Because Jesus led a perfect life, and this life was indestructible, chapter 7 says, indestructible. He has a permanent priesthood in other words that lasts for all eternity, but not only that. Not only that, He was also the holy, blameless, pure, set apart, exalted above the heavens priest, and therefore He could make everyone completely perfect through one completely effective sacrifice once and for all. He was both the perfect priest and the perfect sacrifice. The writer of Hebrews brings both the conquering kingship of Jesus and the mediating priesthood of Jesus together.

And then He wraps it up in chapter 10, and I want us to turn to this as our final thing today. Chapter 10, verses 12 to 14. Let's have a look at that. It is amazing. It'll give you goosebumps.

Chapter 10, verses 12 to 14. But when this high priest, or this priest who is Jesus, had offered for all time one sacrifice for sins, He sat down at the right hand of God. Since that time, He waits for His enemies to be made His footstool because by one sacrifice, He has made perfect forever those who are being made holy. Psalm 110 and Hebrews 10:12 to 14. The kingship of Jesus, the priesthood of Jesus, and a kingdom of wholly made troops.

How amazing. When we say Jesus is Lord, we say that He is King. Not only because He's been given all authority and power and dominion, but because He has won back His kingdom as a perfect priest. Only a King will do anything to protect His kingdom. And by one sacrifice, He has made perfect forever those who are being made holy.

Christ is King today, ruling in the midst of ankle biting enemies. We are His willing people living holy lives in honour of His name, and we look forward with hope to the day when He will conquer all His final enemies, including sin and death. Hallelujah. Let's pray. Jesus, You are Lord.

Jesus, You are Lord. You are our King. You are our Master. Thank You that You are a good Master. Thank You that You ransomed us from our bad masters.

Lord, sow into our minds the understanding of the majesty and the glory and the power that is due to Your name, is inherent in Your name. Father, as we understand You as Lord in our lives, may we submit more and more to that authority. May we submit more and more and live under that rule. Where there are things in our life that try to wage war against Your will and Your commands, Lord, crush them in us as You crush Your enemies. They are not something we want in our lives.

We do not desire them at all. Lord, as You make us holy through the garments and the clothing of righteousness on us, Father, make us into troops that are willing, willing to come to Your side, willing to be with You, willing to be Your subjects. Thank You, Lord, that this has already been done. The very fact that we sit here, Lord, is proof of that. There would be no other reason for us to be here, and there is no other reason.

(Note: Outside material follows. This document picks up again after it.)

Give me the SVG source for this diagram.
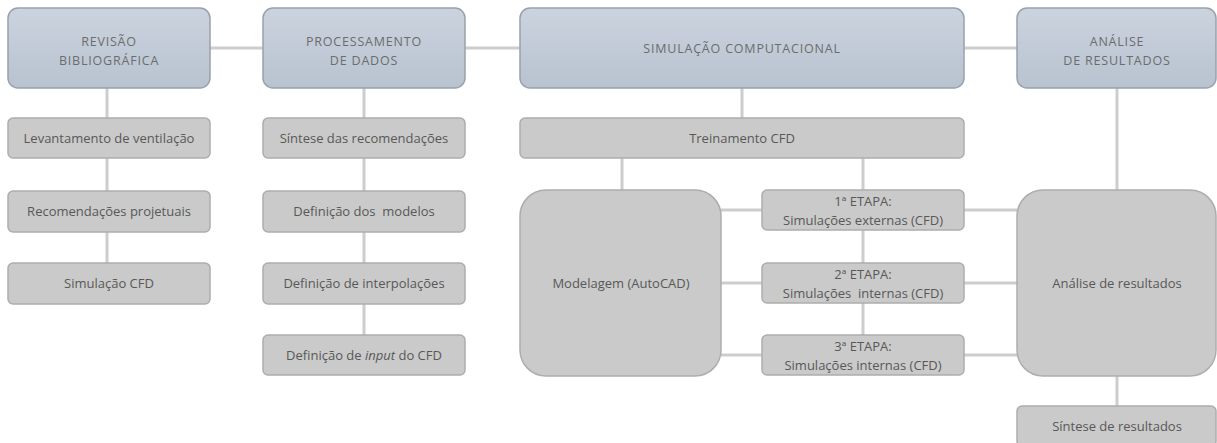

Lord, we look forward to that day where we will have that kingdom feast with You, celebrating Your victory over all, including sin and death. We long for that final victory, Lord. We pray for it. Lord Jesus, come. God, give us the strength and the endurance and the perseverance to fight this fight, to remain in Your kingdom, and to grow it, to be involved in the stretching out of Your sceptre from Zion until we wait for Your coming. We long for it, Lord Jesus. Amen.